The first day should be just about getting to know your plot of earth. If you can, take a picnic (and a heavy blanket on which to enjoy it if the patch is a sea of weeds!), and you’ll be starting one of the secrets to having a successful veg patch – enjoying it for itself, rather than just as a source of food. If you find your plot is somewhere you want to be with your Sunday paper, your evening beer or for a picnic with friends and family, you’ll be making it a central part of what you do with your life, and you’ll love it all the more.
Just when you’re packing up to leave, pop a scoopful of soil into a food bag (minus the vegetation), and take it home with you. What you get out of your plot depends largely on what’s in that bag, so it pays to carry out an easy-to-do soil texture test.
Soil is made up of three main mineral components; clay, soil and sand and if you have these in reasonably even quantities you have that most marvelous of growing soils, the loam.
Identifying what soil type you have is straightforward – take a handful of moist soil and roll it between your hands to form a sausage. If it breaks apart straight away (and especially if it feels gritty) it is predominantly sand – great for warming up quickly in spring and draining well, but not for hanging on to moisture or nutrients.

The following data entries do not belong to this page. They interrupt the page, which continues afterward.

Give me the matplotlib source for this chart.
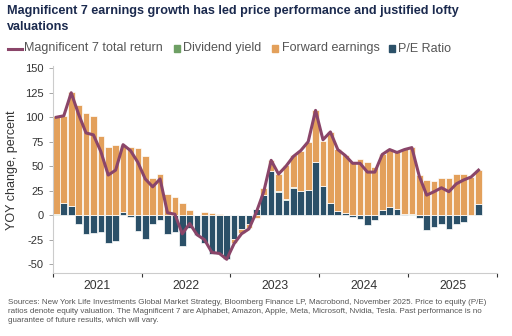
import numpy as np
import matplotlib
matplotlib.use("Agg")
import matplotlib.pyplot as plt
from matplotlib.patches import Rectangle
from matplotlib.lines import Line2D

plt.rcParams['font.family'] = ['Liberation Sans', 'DejaVu Sans']
plt.rcParams['axes.unicode_minus'] = False

# ---- data (monthly, Jan 2021 - Oct 2025) ----
years = ["2021", "2022", "2023", "2024", "2025"]
pe_ratio = [0.5, 12, 9, -8.5, -19, -18, -17, -28, -26, 3, -1.5, -16,
            -24.5, -9, -5, -19, -17, -31, -13.5, -20, -28, -40, -40, -45,
            -24, -13.6, -8.5, 6.5, 20.5, 45, 24, 16, 28, 24.5, 25.5, 54.5,
            29.5, 12.5, 4, 2, -1.7, -4, -9.5, -4.4, 5, 8, 6, 1,
            0.5, -3, -15.3, -12, -9, -13.6, -9, -7, 0, 11]
dividend_yield = [0.3, 0.3, 0.3, 0.3, 0.3, 0.3, 0.3, 0.3, 0.3, 0.3, 0.3, 0.3,
                  0.3, 0.3, 0.3, 0.3, 0.3, 0.3, 0.3, 0.3, 0.3, 0.3, 0.3, 0.3,
                  0.3, 0.3, 0.3, 0.3, 0.3, 0.3, 0.3, 0.3, 0.3, 0.3, 0.3, 0.3,
                  0.3, 0.3, 0.3, 0.3, 0.3, 0.3, 0.3, 0.3, 0.3, 0.3, 0.3, 0.3,
                  0.3, 0.3, 0.3, 0.3, 0.3, 0.3, 0.3, 0.3, 0.3, 0.3]
forward_earnings = [100, 89, 116, 112, 104, 100.5, 81, 69, 71.5, 68.5, 69, 68,
                    60.5, 37.5, 42, 21.5, 18, 12, 5, 0, 3, 2, 1, 0,
                    -4.5, -4.5, -5, -3, 7, 11.5, 18, 35, 33, 40.5, 48.5, 52.5,
                    46, 72.5, 63, 59, 53.5, 57, 53.5, 48.7, 57, 59, 58, 66,
                    68.5, 40.5, 36, 35, 37.5, 38, 41.5, 42, 39, 35]
total_return = [100, 101.5, 125, 103, 84, 82, 65, 41, 46, 72, 66, 54,
                37, 29, 37, 2.5, 1, -19, -8.5, -20, -25, -38, -39, -45,
                -29, -19, -14, 3, 24, 56, 42, 50, 60, 66, 75, 107,
                77, 85, 67, 61, 53, 53, 44, 44, 62, 67, 64, 67,
                69, 40, 20.5, 24, 28, 24, 32, 36, 39, 46]

C_ORANGE = "#E3A05B"
C_BLUE = "#2B5068"
C_GREEN = "#6E9F64"
C_LINE = "#8A4569"
C_TITLE = "#1B2A4E"

W, H = 512, 336
fig = plt.figure(figsize=(W / 100, H / 100), dpi=100)

def fx(px):
    return px / W

def fy(py):
    return 1 - py / H

ax_left, ax_right, ax_top, ax_bottom = 52.7, 497, 66.3, 273
ax = fig.add_axes([fx(ax_left), fy(ax_bottom), (ax_right - ax_left) / W, (ax_bottom - ax_top) / H])

x = np.arange(len(total_return))
pos_base = np.zeros(len(x))
neg_base = np.zeros(len(x))
for vals, col in [(pe_ratio, C_BLUE), (dividend_yield, C_GREEN), (forward_earnings, C_ORANGE)]:
    v = np.asarray(vals, dtype=float)
    bottom = np.where(v >= 0, pos_base, neg_base)
    ax.bar(x, v, bottom=bottom, width=0.9, color=col, edgecolor="white", linewidth=0.5, zorder=2)
    pos_base += np.where(v >= 0, v, 0)
    neg_base += np.where(v < 0, v, 0)

ax.plot(x, total_return, color=C_LINE, lw=2.2, zorder=4, solid_joinstyle="round")

ax.set_xlim(-0.5, len(x) + 1.5)
ax.set_ylim(-59, 152)
ax.set_yticks([150, 125, 100, 75, 50, 25, 0, -25, -50])
ax.tick_params(axis="y", labelsize=8, colors="#999999", labelcolor="#333333", length=3, width=0.6)
bounds = [-0.5 + 12 * i for i in range(6)]
ax.set_xticks(bounds)
ax.set_xticklabels([])
ax.set_xticks([5.5 + 12 * i for i in range(5)], minor=True)
ax.set_xticklabels(years, minor=True)
ax.tick_params(axis="x", which="major", length=3, width=0.8, colors="#333333")
ax.tick_params(axis="x", which="minor", length=0, labelsize=8.8, labelcolor="#333333", pad=5)
for s in ["top", "right"]:
    ax.spines[s].set_visible(False)
for s in ["left", "bottom"]:
    ax.spines[s].set_color("#CCCCCC")
    ax.spines[s].set_linewidth(0.8)

fig.text(fx(12), fy(170), "YOY change, percent", rotation=90, ha="center", va="center",
         fontsize=9, color="#333333")

# title
fig.text(fx(7), fy(5), "Magnificent 7 earnings growth has led price performance and justified lofty\nvaluations",
         ha="left", va="top", fontsize=9.1, fontweight="bold", color=C_TITLE, linespacing=1.4)

# legend
ly = 48.5
fig.add_artist(Line2D([fx(8), fx(22)], [fy(ly), fy(ly)], color=C_LINE, lw=2.2, transform=fig.transFigure))
fig.text(fx(24), fy(ly), "Magnificent 7 total return", va="center", ha="left", fontsize=9, color="#555555")
for sx, col, tx, label in [(174, C_GREEN, 183, "Dividend yield"),
                           (272, C_ORANGE, 281.5, "Forward earnings"),
                           (389, C_BLUE, 398.5, "P/E Ratio")]:
    fig.add_artist(Rectangle((fx(sx), fy(ly + 3)), 6 / W, 6 / H, color=col, transform=fig.transFigure))
    fig.text(fx(tx), fy(ly), label, va="center", ha="left", fontsize=9, color="#555555")

# footnote
foot = ("Sources: New York Life Investments Global Market Strategy, Bloomberg Finance LP, Macrobond, November 2025. Price to equity (P/E)\n"
        "ratios denote equity valuation. The Magnificent 7 are Alphabet, Amazon, Apple, Meta, Microsoft, Nvidia, Tesla. Past performance is no\n"
        "guarantee of future results, which will vary.")
fig.text(fx(8), fy(298.5), foot, ha="left", va="top", fontsize=5.75, color="#555555", linespacing=1.45)

fig.savefig("out.png", dpi=100)
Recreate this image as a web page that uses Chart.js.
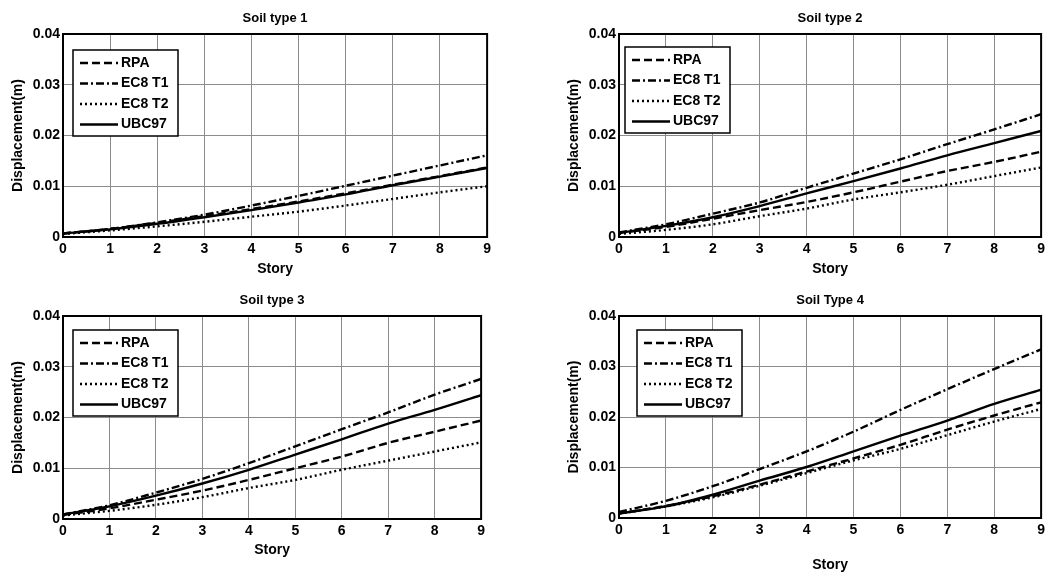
<!DOCTYPE html>
<html>
<head>
<meta charset="utf-8">
<script src="https://cdn.jsdelivr.net/npm/chart.js@4.4.0/dist/chart.umd.min.js"></script>
<style>
body { margin: 0; background: #fff; width: 1046px; height: 574px; position: relative; overflow: hidden; }
canvas { position: absolute; }
</style>
</head>
<body>
<canvas id="c1" width="495" height="279" style="left:0;top:0"></canvas>
<canvas id="c2" width="493" height="279" style="left:556px;top:0"></canvas>
<canvas id="c3" width="489" height="279" style="left:0;top:282px"></canvas>
<canvas id="c4" width="493" height="292" style="left:556px;top:282px"></canvas>
<script>
// story numbers (x axis)
var stories = [0, 1, 2, 3, 4, 5, 6, 7, 8, 9];
var yTicks = [0, 0.01, 0.02, 0.03, 0.04];
var seriesNames = ['RPA', 'EC8 T1', 'EC8 T2', 'UBC97'];

// Soil type 1
var soil1Rpa = [0.0007, 0.0016, 0.0028, 0.0041, 0.0055, 0.0070, 0.0086, 0.0103, 0.0120, 0.0137];
var soil1Ec8t1 = [0.0007, 0.0016, 0.0029, 0.0044, 0.0062, 0.0081, 0.0101, 0.0121, 0.0141, 0.0161];
var soil1Ec8t2 = [0.0006, 0.0013, 0.0021, 0.0030, 0.0040, 0.0050, 0.0062, 0.0075, 0.0088, 0.0100];
var soil1Ubc = [0.0007, 0.0015, 0.0026, 0.0039, 0.0053, 0.0068, 0.0084, 0.0102, 0.0119, 0.0136];

// Soil type 2
var soil2Rpa = [0.0008, 0.0020, 0.0036, 0.0053, 0.0069, 0.0088, 0.0109, 0.0130, 0.0148, 0.0168];
var soil2Ec8t1 = [0.0009, 0.0025, 0.0046, 0.0068, 0.0097, 0.0125, 0.0153, 0.0183, 0.0212, 0.0242];
var soil2Ec8t2 = [0.0006, 0.0014, 0.0025, 0.0041, 0.0056, 0.0074, 0.0088, 0.0103, 0.0120, 0.0137];
var soil2Ubc = [0.0008, 0.0022, 0.0039, 0.0061, 0.0086, 0.0110, 0.0135, 0.0161, 0.0185, 0.0209];

// Soil type 3
var soil3Rpa = [0.0008, 0.0021, 0.0038, 0.0056, 0.0077, 0.0100, 0.0123, 0.0150, 0.0172, 0.0194];
var soil3Ec8t1 = [0.0009, 0.0027, 0.0052, 0.0079, 0.0110, 0.0143, 0.0177, 0.0210, 0.0245, 0.0276];
var soil3Ec8t2 = [0.0007, 0.0016, 0.0028, 0.0043, 0.0061, 0.0077, 0.0097, 0.0115, 0.0133, 0.0151];
var soil3Ubc = [0.0009, 0.0025, 0.0046, 0.0070, 0.0097, 0.0127, 0.0157, 0.0188, 0.0215, 0.0244];

// Soil type 4
var soil4Rpa = [0.0009, 0.0024, 0.0043, 0.0066, 0.0092, 0.0118, 0.0145, 0.0175, 0.0203, 0.0229];
var soil4Ec8t1 = [0.0012, 0.0034, 0.0063, 0.0097, 0.0132, 0.0171, 0.0214, 0.0255, 0.0295, 0.0334];
var soil4Ec8t2 = [0.0009, 0.0023, 0.0041, 0.0064, 0.0089, 0.0114, 0.0137, 0.0164, 0.0191, 0.0216];
var soil4Ubc = [0.0009, 0.0023, 0.0046, 0.0074, 0.0101, 0.0132, 0.0163, 0.0193, 0.0226, 0.0254];

var dashes = [[8, 4], [8, 3, 2, 3], [2, 3], []];
var fontFam = '"Liberation Sans", Arial, sans-serif';

// box round the plot + the boxed legend in the upper left corner
var frameLegend = {
    id: 'frameLegend',
    afterDatasetsDraw: function (chart, args, opts) {
        var a = chart.chartArea;
        var ctx = chart.ctx;
        ctx.save();
        ctx.strokeStyle = '#000';
        ctx.lineWidth = 2;
        ctx.strokeRect(a.left, a.top, a.right - a.left, a.bottom - a.top);

        var x = a.left + opts.dx, y = a.top + opts.dy;
        ctx.fillStyle = '#fff';
        ctx.fillRect(x, y, 105, 86);
        ctx.lineWidth = 1.5;
        ctx.strokeRect(x, y, 105, 86);
        chart.data.datasets.forEach(function (ds, i) {
            var yy = y + 13 + i * 20.5;
            ctx.setLineDash(ds.borderDash || []);
            ctx.lineWidth = 2.5;
            ctx.beginPath();
            ctx.moveTo(x + 7, yy);
            ctx.lineTo(x + 45, yy);
            ctx.stroke();
            ctx.setLineDash([]);
            ctx.fillStyle = '#000';
            ctx.font = 'bold 14px ' + fontFam;
            ctx.textBaseline = 'middle';
            ctx.fillText(ds.label, x + 48, yy);
        });
        ctx.restore();
    }
};

function makeChart(id, title, values, xAxisH, xTitlePad, legendPos) {
    var datasets = [];
    for (var i = 0; i < values.length; i++) {
        var pts = [];
        for (var j = 0; j < stories.length; j++) {
            pts.push({x: stories[j], y: values[i][j]});
        }
        datasets.push({
            label: seriesNames[i],
            data: pts,
            borderColor: '#000',
            borderWidth: 2.4,
            borderDash: dashes[i],
            pointRadius: 0,
            cubicInterpolationMode: 'monotone',
            fill: false
        });
    }
    var tickFont = {family: fontFam, size: 14, weight: 'bold'};
    return new Chart(document.getElementById(id), {
        type: 'line',
        data: {datasets: datasets},
        plugins: [frameLegend],
        options: {
            responsive: false,
            animation: false,
            devicePixelRatio: 1,
            layout: {padding: {left: 0, right: 0, top: 0, bottom: 0}},
            plugins: {
                legend: {display: false},
                tooltip: {enabled: false},
                title: {
                    display: true,
                    text: title,
                    color: '#000',
                    fullSize: false,
                    font: {family: fontFam, size: 13, weight: 'bold'},
                    padding: {top: 10.2, bottom: 8.2}
                },
                frameLegend: legendPos
            },
            scales: {
                x: {
                    type: 'linear',
                    min: 0,
                    max: 9,
                    afterFit: function (s) { s.height = xAxisH; },
                    ticks: {stepSize: 1, color: '#000', font: tickFont, padding: 4, maxRotation: 0},
                    grid: {color: '#8c8c8c', drawTicks: false},
                    border: {color: '#000', width: 2},
                    title: {display: true, text: 'Story', color: '#000', font: tickFont,
                        padding: {top: 0, bottom: xTitlePad}}
                },
                y: {
                    min: 0,
                    max: 0.04,
                    afterFit: function (s) { s.width = 63; },
                    afterBuildTicks: function (s) {
                        s.ticks = yTicks.map(function (v) { return {value: v}; });
                    },
                    ticks: {
                        color: '#000', font: tickFont, padding: 3,
                        callback: function (v) { return v === 0 ? '0' : v.toFixed(2); }
                    },
                    grid: {color: '#8c8c8c', drawTicks: false},
                    border: {color: '#000', width: 2},
                    title: {display: true, text: 'Displacement(m)', color: '#000', font: tickFont,
                        padding: {top: 9.6, bottom: 0}}
                }
            }
        }
    });
}

makeChart('c1', 'Soil type 1', [soil1Rpa, soil1Ec8t1, soil1Ec8t2, soil1Ubc], 42, 1.6, {dx: 10, dy: 16});
makeChart('c2', 'Soil type 2', [soil2Rpa, soil2Ec8t1, soil2Ec8t2, soil2Ubc], 42, 1.6, {dx: 6, dy: 13});
makeChart('c3', 'Soil type 3', [soil3Rpa, soil3Ec8t1, soil3Ec8t2, soil3Ubc], 42, 2.6, {dx: 10, dy: 14});
makeChart('c4', 'Soil Type 4', [soil4Rpa, soil4Ec8t1, soil4Ec8t2, soil4Ubc], 56, 0.6, {dx: 18, dy: 14});
</script>
</body>
</html>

If the sausage is smooth, holding its shape for a short while before breaking apart, it's mostly silt – keeping its nutrients and water better than a sandy soil but with poorer drainage and a tendency to compact relatively easily. If the sausage feels sticky and holds together easily, then your soil is clay - heavy to work and easily waterlogged. Clay soil often has higher levels of nutrients but they are not easily available to plants because clay tends to be acid and have few pores for the nutrients or roots to move through.
An even blend of all three – a loam - dilutes the downsides and gives you a share of the upsides of each. So what do you do if our soil isn’t the lovely loam? Firstly, it’s only at the extremes that you really need to take action, and that’s simply a matter of upping the levels of the two deficient components. Think of the soil as crumble topping: clay = butter; sand = sugar; silt = flour. To get the perfect mix you simply alter the balance of the ingredients to suit you: too dry/sandy - add clay; too sticky – add sand etc, but you’ll only really need to do this if your soil is strongly sandy, silty or clayey. Otherwise the best all round treatment for your patch is the compost you should start making – it has the effect of diluting any imbalances as well as replenishing nutrients and upping the fibre content of soil.
Once you’ve done that, time to put your wishlist into action and get growing!